Minton was unhappy with the final film, complaining that his screenplay had been “savaged” and the production was “arguably the worst film ever made”.

==Reception==
===Box office===
In April 1983 Denis O'Brien of HandMade Films called it "an intelligent film. But it may be the first one where we do not get our money back. However it only cost us £556,000." In December 1983 O'Brien said he expected the film to be profitable.
===Critical===
Michael Palin saw the film at the London Film Festival in November 1982. He wrote about it in his diary:
Scrubbers turns out to be a well-made film with superb and convincing performances from the girls.

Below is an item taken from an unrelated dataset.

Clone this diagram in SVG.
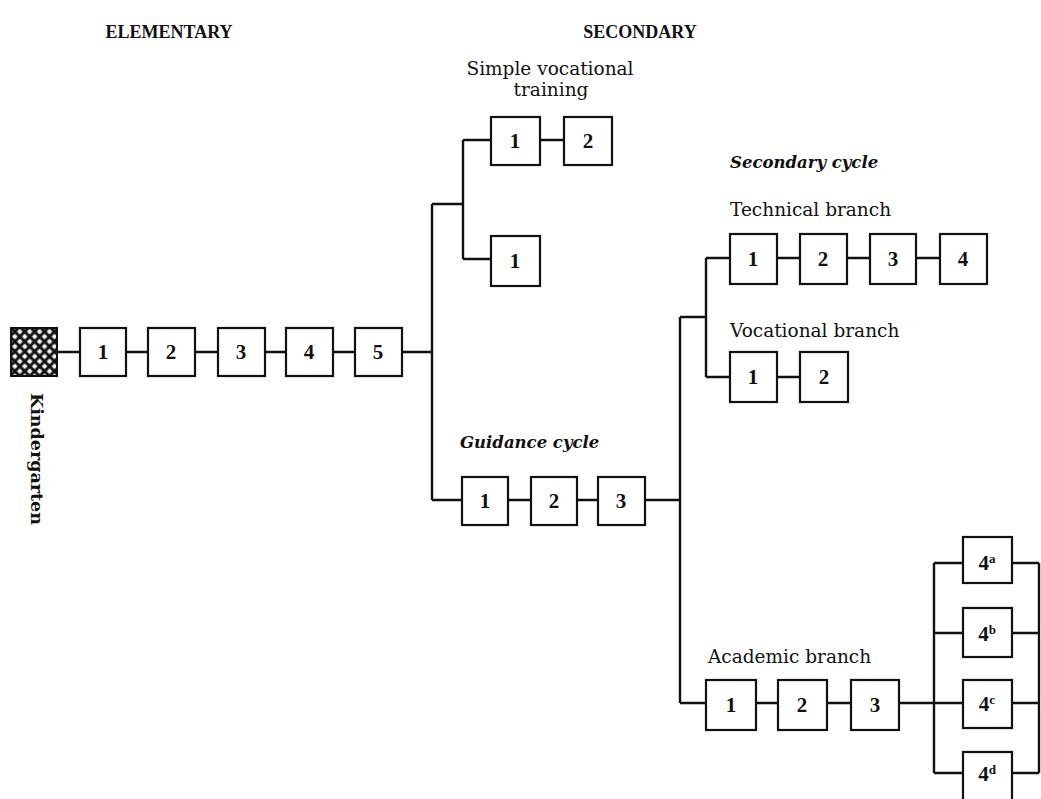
<svg xmlns="http://www.w3.org/2000/svg" width="1041" height="799" viewBox="0 0 1041 799">
<defs>
<pattern id="hatch" width="7" height="7" patternUnits="userSpaceOnUse" patternTransform="rotate(45)">
<rect width="7" height="7" fill="#111"/>
<rect x="1.5" y="1.5" width="4" height="4" fill="#fff"/>
</pattern>
<style>
.b{fill:#fff;stroke:#111;stroke-width:2.2}
.n{font-family:"Liberation Serif",serif;font-weight:bold;font-size:21px;fill:#111;text-anchor:middle}
.h{font-family:"Liberation Serif",serif;font-weight:bold;font-size:18px;fill:#111;text-anchor:middle}
.l{font-family:"DejaVu Serif",serif;font-size:18.5px;fill:#111}
.i{font-family:"DejaVu Serif",serif;font-style:italic;font-weight:bold;font-size:16.5px;fill:#111}
.c{fill:none;stroke:#111;stroke-width:2.4}
.s{font-size:13px}
</style>
</defs>
<rect width="1041" height="799" fill="#fff"/>
<g id="connectors">
<path class="c" d="M57 352H80M126 352H148M195 352H218M265 352H286M333 352H355M402 352H432"/>
<path class="c" d="M432 204V500M432 204H463M463 140V259M463 140H491M463 259H491M540 140H564"/>
<path class="c" d="M432 500H462M508 500H531M577 500H598M645 500H680"/>
<path class="c" d="M680 317V703M680 317H706M706 258V377M706 258H730M706 377H730M777 258H800M847 258H870M916 258H940M777 377H800"/>
<path class="c" d="M680 703H706M756 703H778M827 703H851M899 703H934"/>
<path class="c" d="M934 563V773M934 563H963M934 633H963M934 703H963M934 773H963M1012 563H1039M1012 633H1039M1012 703H1039M1012 773H1039M1039 563V773"/>
</g>
<g id="headings">
<text class="h" x="169" y="38">ELEMENTARY</text>
<text class="h" x="640" y="38">SECONDARY</text>
</g>
<g id="kindergarten">
<rect x="11" y="328" width="46" height="48" fill="url(#hatch)" stroke="#111" stroke-width="2"/>
<text transform="translate(31 393) rotate(90)" style="font-family:'DejaVu Serif',serif;font-weight:bold;font-size:17.5px;fill:#111">Kindergarten</text>
</g>
<g id="elem1"><rect class="b" x="80" y="328" width="46" height="48"/><text class="n" x="103" y="359">1</text></g>
<g id="elem2"><rect class="b" x="148" y="328" width="47" height="48"/><text class="n" x="171" y="359">2</text></g>
<g id="elem3"><rect class="b" x="218" y="328" width="47" height="48"/><text class="n" x="241" y="359">3</text></g>
<g id="elem4"><rect class="b" x="286" y="328" width="47" height="48"/><text class="n" x="309" y="359">4</text></g>
<g id="elem5"><rect class="b" x="355" y="328" width="47" height="48"/><text class="n" x="378" y="359">5</text></g>
<g id="simple-voc">
<text class="l" x="550" y="75" text-anchor="middle">Simple vocational</text>
<text class="l" x="551" y="96" text-anchor="middle">training</text>
</g>
<g id="sv1"><rect class="b" x="491" y="117" width="49" height="48"/><text class="n" x="515" y="148">1</text></g>
<g id="sv2"><rect class="b" x="564" y="117" width="48" height="48"/><text class="n" x="588" y="148">2</text></g>
<g id="sv1b"><rect class="b" x="491" y="236" width="49" height="50"/><text class="n" x="515" y="268">1</text></g>
<g id="guidance">
<text class="i" x="460" y="448">Guidance cycle</text>
</g>
<g id="g1"><rect class="b" x="462" y="477" width="46" height="48"/><text class="n" x="485" y="508">1</text></g>
<g id="g2"><rect class="b" x="531" y="477" width="46" height="48"/><text class="n" x="554" y="508">2</text></g>
<g id="g3"><rect class="b" x="598" y="477" width="47" height="48"/><text class="n" x="621" y="508">3</text></g>
<g id="secondary-cycle">
<text class="i" x="730" y="168">Secondary cycle</text>
<text class="l" x="730" y="216">Technical branch</text>
<text class="l" x="730" y="337">Vocational branch</text>
<text class="l" x="708" y="663">Academic branch</text>
</g>
<g id="t1"><rect class="b" x="730" y="234" width="47" height="50"/><text class="n" x="753" y="266">1</text></g>
<g id="t2"><rect class="b" x="800" y="234" width="47" height="50"/><text class="n" x="823" y="266">2</text></g>
<g id="t3"><rect class="b" x="870" y="234" width="46" height="50"/><text class="n" x="893" y="266">3</text></g>
<g id="t4"><rect class="b" x="940" y="234" width="47" height="50"/><text class="n" x="963" y="266">4</text></g>
<g id="v1"><rect class="b" x="730" y="352" width="47" height="50"/><text class="n" x="753" y="384">1</text></g>
<g id="v2"><rect class="b" x="800" y="352" width="48" height="50"/><text class="n" x="824" y="384">2</text></g>
<g id="a1"><rect class="b" x="706" y="680" width="50" height="50"/><text class="n" x="731" y="712">1</text></g>
<g id="a2"><rect class="b" x="778" y="680" width="49" height="50"/><text class="n" x="802" y="712">2</text></g>
<g id="a3"><rect class="b" x="851" y="680" width="48" height="50"/><text class="n" x="875" y="712">3</text></g>
<g id="a4a"><rect class="b" x="963" y="537" width="49" height="46"/><text class="n" x="987" y="570">4<tspan class="s" dy="-7">a</tspan></text></g>
<g id="a4b"><rect class="b" x="963" y="608" width="49" height="49"/><text class="n" x="987" y="641">4<tspan class="s" dy="-7">b</tspan></text></g>
<g id="a4c"><rect class="b" x="963" y="680" width="49" height="48"/><text class="n" x="987" y="711">4<tspan class="s" dy="-7">c</tspan></text></g>
<g id="a4d"><rect class="b" x="963" y="752" width="49" height="50"/><text class="n" x="987" y="781">4<tspan class="s" dy="-7">d</tspan></text></g>
</svg>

Mai Zetterling has succeeded in giving flesh and blood to characters who are normally regarded as ‘beyond society’. The only problem I had is that the depiction of prison life has been done so often and so well recently in a series of documentaries. So, in Scrubbers there were many moments when I felt myself caught up in cliche — the stock psychiatrist, the hard governor, the keys in locks, the clang of doors. But the girls were Mai Zetterling originals, and were the heart and soul of the bleak, gloomy, violent picture.
The Evening Standard called it "pure soap opera". "The film never transcends some rather simplistic limitations." wrote The Guardian. The Observer called it "a decent, not dishonourable little picture."

The film was released in the US in 1984.